Elisa Montaldo Fistful Of Planets Part II

2021 - Black Widow Records

Frammenti sonori distorti, gracchianti. Dai solchi di un vecchio settantotto giri si eleva una lacrimevole melodia dall’inflessione transalpina che affannosamente turbina sul piatto di un grammofono démodé sino ad incantarsi ineluttabilmente. E’ l’originalità di Valse Des Sirens, chanson del tempo che fu, ad inaugurare “Fistful Of Planets Part II” terza prova discografica di Elisa Montaldo, raffinata anima de Il Tempio Delle Clessidre e talentuosa sparring-partner in interessanti progetti di matrice alternative-prog quali Ianva, Vly, Narrow Pass, Daedalus, Thought Machine e Spettri. La tastierista originaria di Gavi Ligure riprende la tessitura degli onirici orditi approntati nel 2015 con l’omonima opera prima, radunando a corte una compagine di musicisti, nonché compagni di viaggio, che la supportano nella concretizzazione dei nove movimenti in scaletta. Dagli arrangiamenti orchestrali ‘vintage’ di Matteo Nahum (ex chitarra de La Maschera di Cera) alle percussioni di Paolo Tixi e Mattias Olsson (passato e presente de Il Tempio), passando per le ‘tubular bells’ ed i vibrafoni di Hampus Nordgren Hemlin (Kate Boy), il violino elettrico di Steve Unruh (The Samurai Of Prog) ed il sax di Stefano Guazzo, la schiera dei talentuosi ospiti contribuisce inequivocabilmente ad amplificare gli ammalianti riverberi dei cromatici astri tratteggiati dalla Montaldo con il suo affezionato Wandering Comet Studio, sorta di personale studio di registrazione portatile attraverso il quale riesce a tradurre in samples elettronici gli stati d’animo che la avvolgano.
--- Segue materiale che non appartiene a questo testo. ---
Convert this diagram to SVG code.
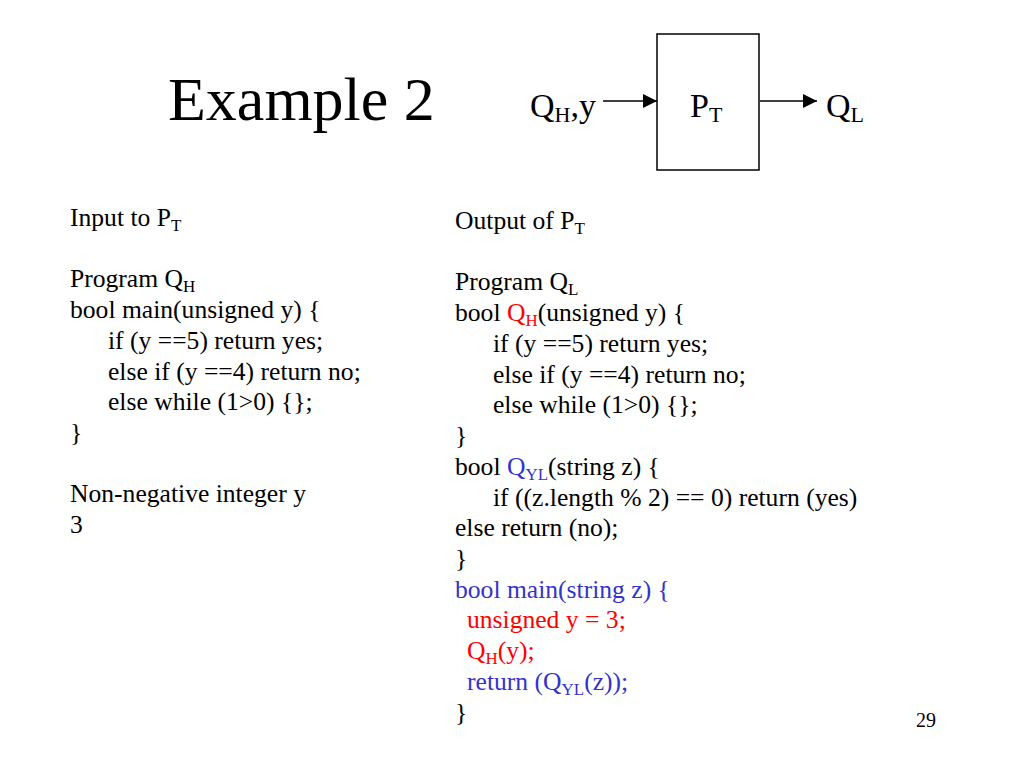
<svg xmlns="http://www.w3.org/2000/svg" width="1024" height="768" viewBox="0 0 1024 768">
<defs>
<style>
text{font-family:"Liberation Serif","Times New Roman",serif;fill:#000}
.t{font-size:62px}
.b{font-size:25.6px}
.d{font-size:34px}
.s{font-size:17px}
.sd{font-size:22px}
.r{fill:#ff0000}
.u{fill:#3333cc}
.pg{font-size:20px}
</style>
<marker id="ah" viewBox="0 0 10 10" refX="10" refY="5" markerWidth="14" markerHeight="14" markerUnits="userSpaceOnUse" orient="auto">
<path d="M0,0 L10,5 L0,10 Z" fill="#000"/>
</marker>
</defs>
<rect width="1024" height="768" fill="#fff"/>
<text class="t" x="168" y="120">Example 2</text>
<g id="in-label"><text class="d" x="530" y="117">Q<tspan class="sd" dy="5">H</tspan><tspan dy="-5">,y</tspan></text></g>
<g id="PT"><rect x="657" y="34" width="102" height="136" fill="#fff" stroke="#000" stroke-width="1.5"/>
<text class="d" x="690" y="117">P<tspan class="sd" dy="5">T</tspan></text></g>
<g id="out-label"><text class="d" x="826" y="117">Q<tspan class="sd" dy="5">L</tspan></text></g>
<g id="connectors" stroke="#000" stroke-width="1.5" fill="none">
<line x1="603" y1="101" x2="657" y2="101" marker-end="url(#ah)"/>
<line x1="760" y1="101" x2="817" y2="101" marker-end="url(#ah)"/>
</g>
<g id="left" class="b">
<text class="b" x="70" y="226">Input to P<tspan class="s" dy="5">T</tspan></text>
<text class="b" x="70" y="287.4">Program Q<tspan class="s" dy="5">H</tspan></text>
<text class="b" x="70" y="318">bool main(unsigned y) {</text>
<text class="b" x="108" y="348.8">if (y ==5) return yes;</text>
<text class="b" x="108" y="379.5">else if (y ==4) return no;</text>
<text class="b" x="108" y="410.2">else while (1&gt;0) {};</text>
<text class="b" x="70" y="441">}</text>
<text class="b" x="70" y="502.4">Non-negative integer y</text>
<text class="b" x="70" y="533">3</text>
</g>
<g id="right">
<text class="b" x="455" y="229">Output of P<tspan class="s" dy="5">T</tspan></text>
<text class="b" x="455" y="290.4">Program Q<tspan class="s" dy="5">L</tspan></text>
<text class="b" x="455" y="321">bool <tspan class="r">Q</tspan><tspan class="s r" dy="5">H</tspan><tspan dy="-5">(unsigned y) {</tspan></text>
<text class="b" x="493" y="351.9">if (y ==5) return yes;</text>
<text class="b" x="493" y="382.6">else if (y ==4) return no;</text>
<text class="b" x="493" y="413.3">else while (1&gt;0) {};</text>
<text class="b" x="455" y="444">}</text>
<text class="b" x="455" y="474.8">bool <tspan class="u">Q</tspan><tspan class="s u" dy="5">YL</tspan><tspan dy="-5">(string z) {</tspan></text>
<text class="b" x="493" y="505.5">if ((z.length % 2) == 0) return (yes)</text>
<text class="b" x="455" y="536.2">else return (no);</text>
<text class="b" x="455" y="567">}</text>
<text class="b u" x="455" y="597.6">bool main(string z) {</text>
<text class="b r" x="467" y="628.3">unsigned y = 3;</text>
<text class="b r" x="467" y="659">Q<tspan class="s" dy="5">H</tspan><tspan dy="-5">(y);</tspan></text>
<text class="b u" x="467" y="689.8">return (Q<tspan class="s" dy="5">YL</tspan><tspan dy="-5">(z));</tspan></text>
<text class="b" x="455" y="720.5">}</text>
</g>
<text class="pg" x="916" y="727">29</text>
</svg>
Elegante art-pop, battiti world e risonanze folk si rincorrono tra le orbite di un suggestivo viaggio all’interno del quale trovano spazio eteree recitazioni capaci di irradiare un pathos autentico e magico (We Are Magic e Washing The Clouds, ne sono luminosi esempi). E se Earth’s Call profuma di risvegli orientali, Floating/Wasting Life ammicca ad atmosfere space-prog ed in Wesak si rispecchiano le luci di piovigginosi crepuscoli, i dodici minuti de ‘La meteora che brucia nello spazio’ The Black Hole custodiscono l’essenza minimale ed intimista dei pentagrammi disegnati da Elisa. Un’ottima prova d’autore che si conclude sulle volteggianti armonie in tre quarti del Grand Finale – Satellite. In lontananza gli ultimi scricchiolii del vissuto vinile francese pigramente si dissolvono nel nulla. Imperturbabili sopravvivono gli incantati riverberi sprigionati da una piccola manciata di pianeti colorati.